AACUC CEO Offers an Update

DULUTH, Ga.—Diversity, equity and inclusion (DEI) is not a “fad,” and the efforts that have taken root among businesses and in the hearts of Americans to support DEI since the murder of George Floyd at the hands of Minneapolis Police in 2020 are having positive impacts across the nation, says Renee Sattiewhite.

With Black History Month being celebrated in February, the president of the African-American Credit Union Coalition (AACUC) spoke with about the progress being made among credit unions when it comes to DEI, an issue on which she gives the industry a passing grade. However, she added, the key to DEI’s continued success will lie in making the initiative part of an organization’s business plan and giving DEI leaders at CUs the authority to act.

“DEI has got to be part of the credit union’s strategic planning—part of the business plan,” stressed Sattiewhite. “If it's not, then that's what's going to hamper this movement. It will stall out and it won’t be in the forefront as it is now. DEI certainly has to be part of the organization’s goals and strategic direction.”

Varying Efforts
Sattiewhite said incorporating DEI into business plans is taking place within credit unions, but the degree to which it is being emphasized varies greatly.

“Today there are 14 African-Americans leading credit unions larger than $1-billion in assets,” said Sattiewhite. “And of those, four are led by African-American women. I'm truly impressed with the intention and deliberateness within organizations to become more equitable. I get calls and emails weekly regarding positions in the C-suite for African-Americans.”

When it comes to credit unions themselves, the DEI efforts are as unique as credit union memberships, according to Sattiewhite.

“It really depends on the organization. Some are full throttle and some are taking baby steps,” she said.

But regardless of the speed at which a credit union is embedding DEI, it’s become a movement within the movement, according to Sattiewhite.

“Many people predicted that DEI would be a fad, something to appease the colored majority,” said Sattiewhite. “But it is clearly much more than that. Yet through the AACUC lens we still see people very early in their DEI journey taking the minimum, baby steps. Now, I'm encouraged because people are still taking those steps. Unfortunately, there is no industry-wide DEI standard yet, and that's a goal that we're working on.”

Over the past year Sattiewhite believes the momentum behind diversity, equity and inclusion in credit unions may have slowed a bit.  

“But, as I said, it is not going to be a fad,” reiterated Sattiewhite, adding efforts to establish higher-level, key positions within credit unions to coordinate DEI programs is a good sign.

It’s Not About the Title

Still, creating these positions is not enough, Sattiewhite emphasized. The roles must have authority.

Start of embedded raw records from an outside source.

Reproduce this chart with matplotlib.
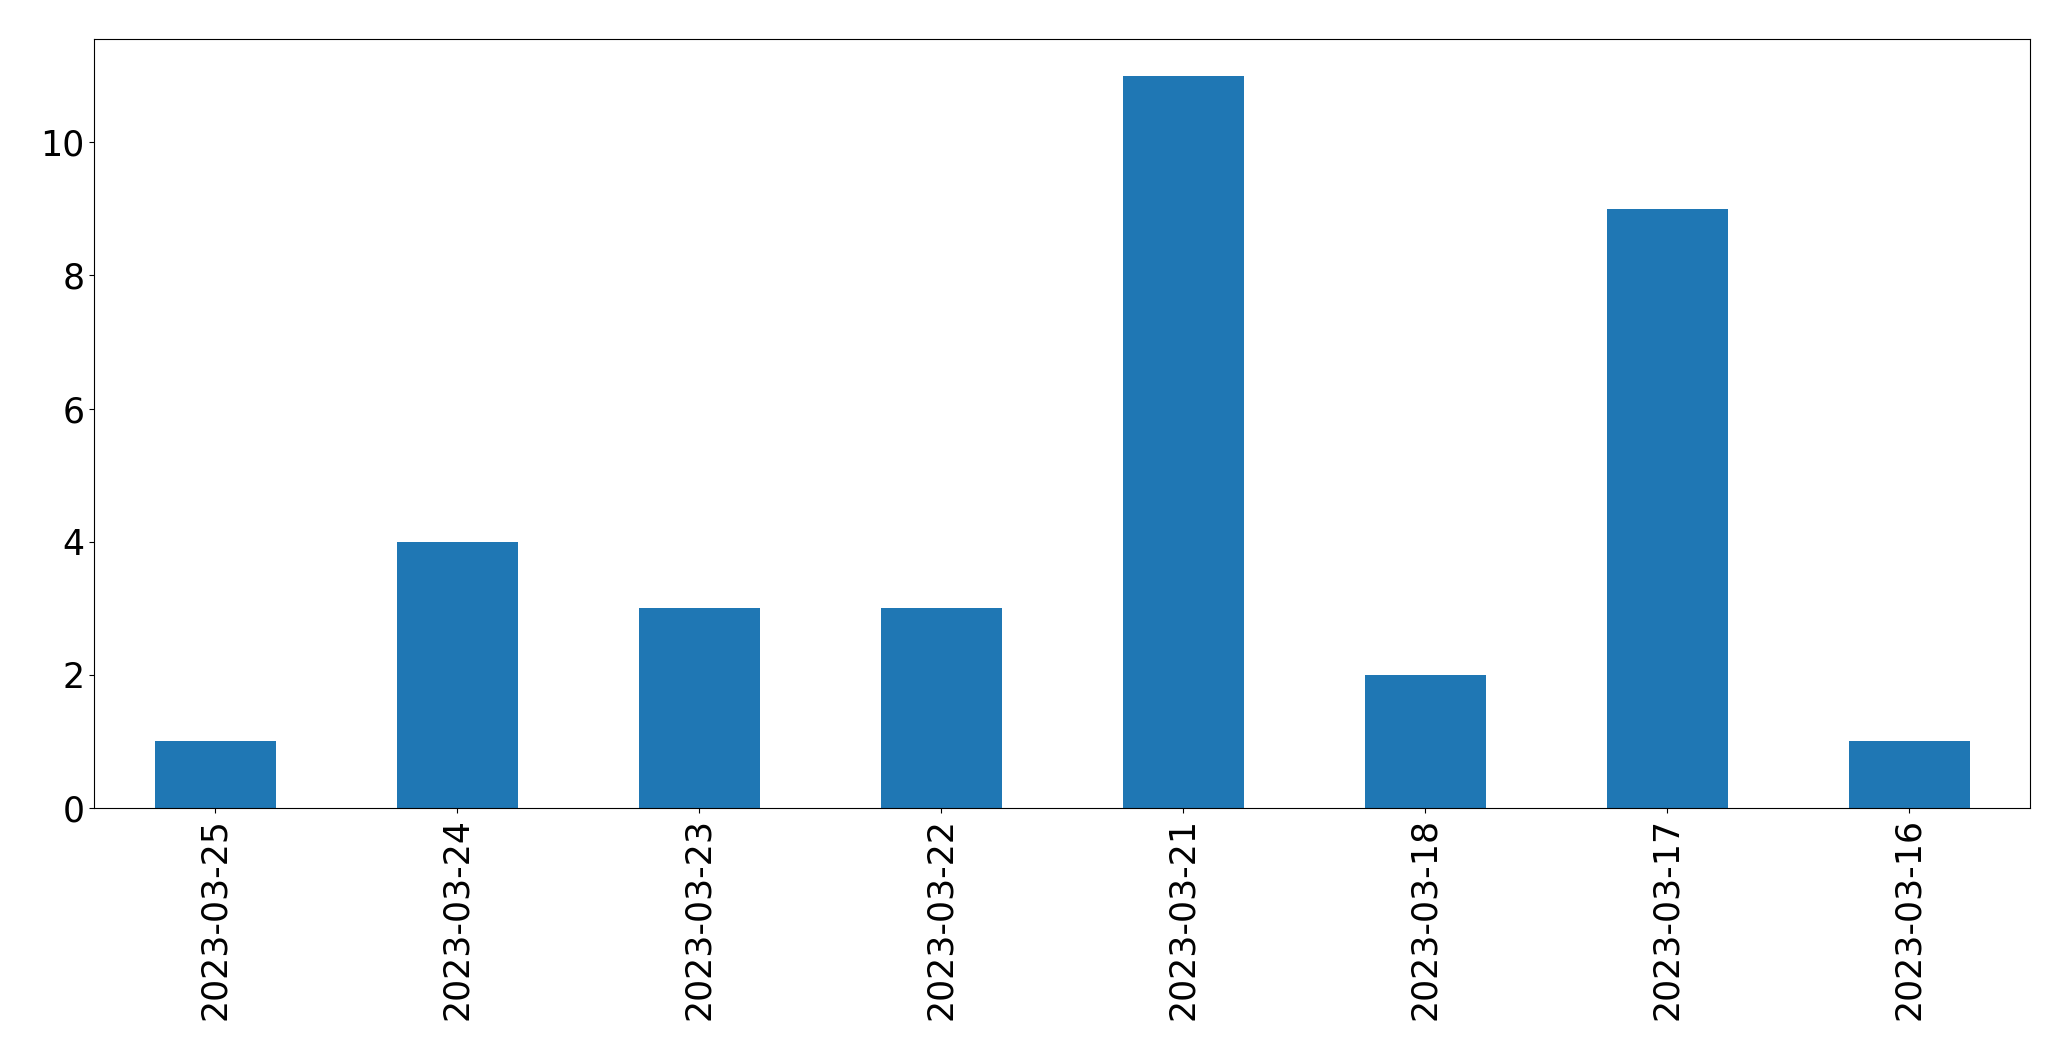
import matplotlib
matplotlib.use("Agg")
import matplotlib.pyplot as plt
import pandas as pd

dates = ["2023-03-25", "2023-03-24", "2023-03-23", "2023-03-22",
         "2023-03-21", "2023-03-18", "2023-03-17", "2023-03-16"]
counts = [1, 4, 3, 3, 11, 2, 9, 1]

s = pd.Series(counts, index=dates)

fig, ax = plt.subplots(figsize=(20.71, 10.61), dpi=100)
fig.subplots_adjust(left=94 / 2071, right=2030 / 2071,
                    bottom=1 - 808 / 1061, top=1 - 39 / 1061)
s.plot(kind="bar", ax=ax, color="#1f77b4")
ax.tick_params(labelsize=25)

fig.savefig("out.png", facecolor="white")
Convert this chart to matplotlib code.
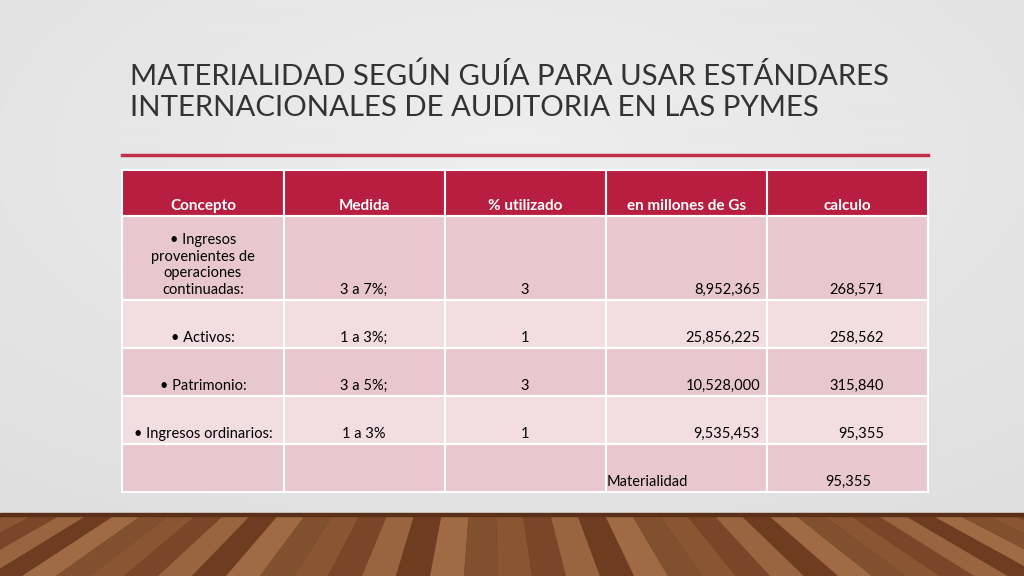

“The title of the position, manager or VP, is not as important as whether the role has the backing of the CEO and the board of directors,” explained Sattiewhite. “Sometimes, people are being placed in these DEI leadership roles without having any real authority. If the person doesn't directly report to the CEO, then I don't think that’s the strongest use of that individual in that position, and it doesn't signal there's really going to be any lasting change in the organization.

“These people must have the power to make the changes that are needed,” continued Sattiewhite. “If you're going to have a VP or chief of diversity, equity and inclusion it must be someone who has the power to make change happen.”

Whether these roles are receiving that kind of authority is not a question easily answered, she added.

“I couldn't give you a broad-stroke answer. But I would say to get your answer just look at the actions of the organization. What is the organization doing? How are they cultivating their internal staff? How are they reaching out to their external members? What does it look like? In any situation you're going to find people who are overachieving and people who are underachieving.”

Grading Credit Unions

On a 10-point scale, Sattiewhite graded the credit union community as a six when it comes to delivering on DEI promises.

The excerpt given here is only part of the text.